Sono passati esattamente 200 anni dalla morte di Napoleone Bonaparte (5 maggio 1821) e in questi giorni in cui si ricorda la figura dell’imperatore francese, che in Europa ha lasciato un segno paragonabile, se non superiore, a quello di Carlo Magno, sono in pochi a ricordare che Asti ha ospitato Bonaparte nel 1805 insieme alla moglie Giuseppina di Beauharnais.
Era esattamente il 29 aprile di quell’anno quando Napoleone fece il suo ingresso ad Asti, con relativo seguito tipico delle sue entrate trionfali, durante il suo viaggio verso Milano. L’imperatore e la moglie furono ospitati per alcuni giorni, fino al 1° maggio, nell’attuale Palazzo Mazzetti che già allora era uno degli edifici più belli di Asti, degno di poter aprire le sue porte all’uomo più potente d’Europa.
Lo storico astigiano Stefano Incisa, cronista del tempo, ricorda quei giorni con molti dettagli e soprattutto descrive l’imperatore in maniera ben poco regale: «Ha statura mezzana, faccia giallastra ed abbronzata, occhi sempre in moto che non pare tranquillo». Ai tempi di Napoleone Asti era capoluogo del Dipartimento del Tanaro, sotto il controllo della Francia, così come stabilito a seguito della celebre battaglia di Marengo avvenuta il 14 giugno 1800, durante la seconda campagna d’Italia.

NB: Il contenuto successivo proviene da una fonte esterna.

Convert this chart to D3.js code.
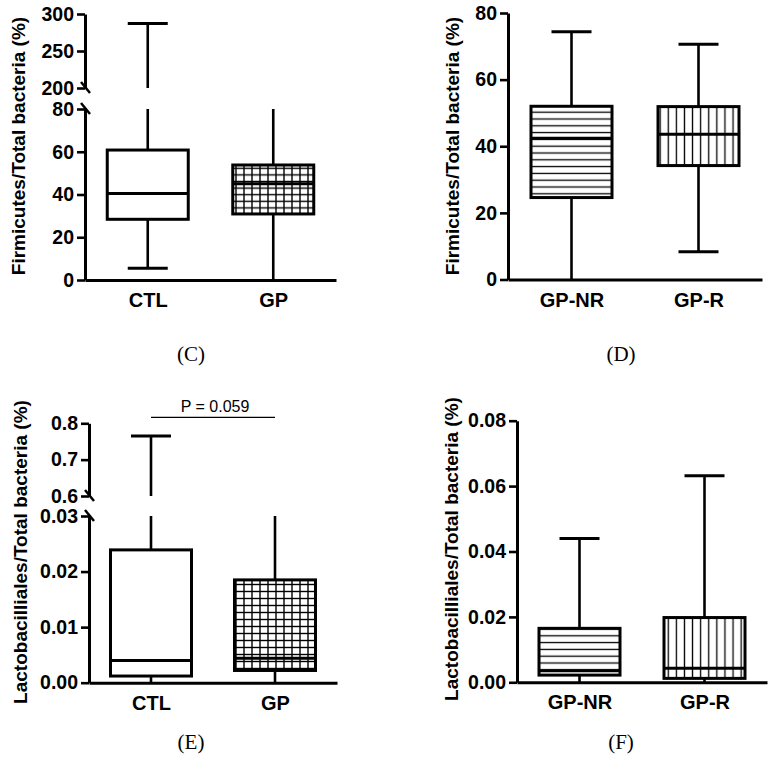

«Si dice che in quei giorni Giuseppina abbia anche inaugurato il carnevale astigiano affacciandosi dal balconcino che ancora oggi esiste tra corso Alfieri e via Giobert – racconta la guida turistica Matteo Gazzarata – A quel tempo, quello che oggi è Palazzo Ottolenghi c’era già e sicuramente il Palazzo Mazzetti che ha accolto Napoleone aveva già lo scalone principale, il salone grande, la galleria degli specchi e le stanze da letto stuccate dei Conti Mazzetti».
Eppure di Napoleone, ad Asti, non si parla mai, non esiste neanche una targa, fuori dall’edificio, che indichi il passaggio dell’imperatore. Un esempio di damnatio memoriae tutto nostrano, forse per disattenzione, meno probabilmente per questioni politiche. Ma a 200 anni dalla morte è innegabile che la figura di Bonaparte affascini e sia spendibile per promuovere anche la nostra città.
«Oggi devi valorizzare tutto ciò che puoi spendere»
«È un vero peccato che non si sfrutti questa figura dal punto di vista del marketing – continua Gazzarata – Oggi, specialmente con il turismo azzerato, tutto ciò che può servire per la ripartenza del settore dovrebbe essere sfruttato, anche ciò che prima poteva essere trascurato. Quando si ha un nome importante come quello di Napoleone bisogna usarlo perché Bonaparte è universalmente conosciuto». Lo storytelling sul soggiorno di Bonaparte ad Asti può essere declinato sotto vari punti di vista e ai turisti piace molto quando si raccontano loro, durante le visite guidate, curiosità e leggende su questo o quel personaggio famoso. «Una leggenda, e quindi non confermata da fonti, dice che sarebbe stato proprio Napoleone a far mozzare le ultime torri medievali rimanenti in città per impedire che dalla loro cima si potesse spiare dentro il famoso Castel Vecchio, ma al di là del pettegolezzo, Asti dovrebbe puntare su questi grandi nomi per promuoversi e rilanciare il turismo».
Il Giornale di Stefano Incisa, che racconta la vicende di Asti tra il 9 aprile 1776 e il 5 luglio 1819 è un’opera da cui prendere ispirazione per mettere insieme queste curiosità spendibili dal punto di vista del marketing. La Società Studi Astesi alcuni anni fa pubblicò in volumi le cronache dell’Incisa, tra cui il racconto dei giorni napoleonici astigiani.
«Ad Asti abbiamo una collezione di dipinti rinascimentali di Gandolfino da Roreto, – continua la guida turistica – ma sebbene si tratti di un pittore importante, non è Caravaggio. Credo che anche Vittorio Alfieri non sia mai stato sufficientemente valorizzato e parlarne ai turisti è impresa non facile perché non lo conoscono. Riesco a dire qualcosa di Alfieri quando parlo con persone che hanno visitato Santa Croce, a Firenze, e che hanno visto al tomba di Alfieri creata dal Canova. Credo che in questo caso si sia troppo puntato sul grande letterato e poco sull’uomo che ha avuto un vita interessante». Essere una città turistica significa sapersi vendere bene e dopo il Covid sarà ancora più strategico riuscire a farlo perché la concorrenza sarà agguerrita, molto più di prima. Magari anche Napoleone potrà venire idealmente in nostro soccorso.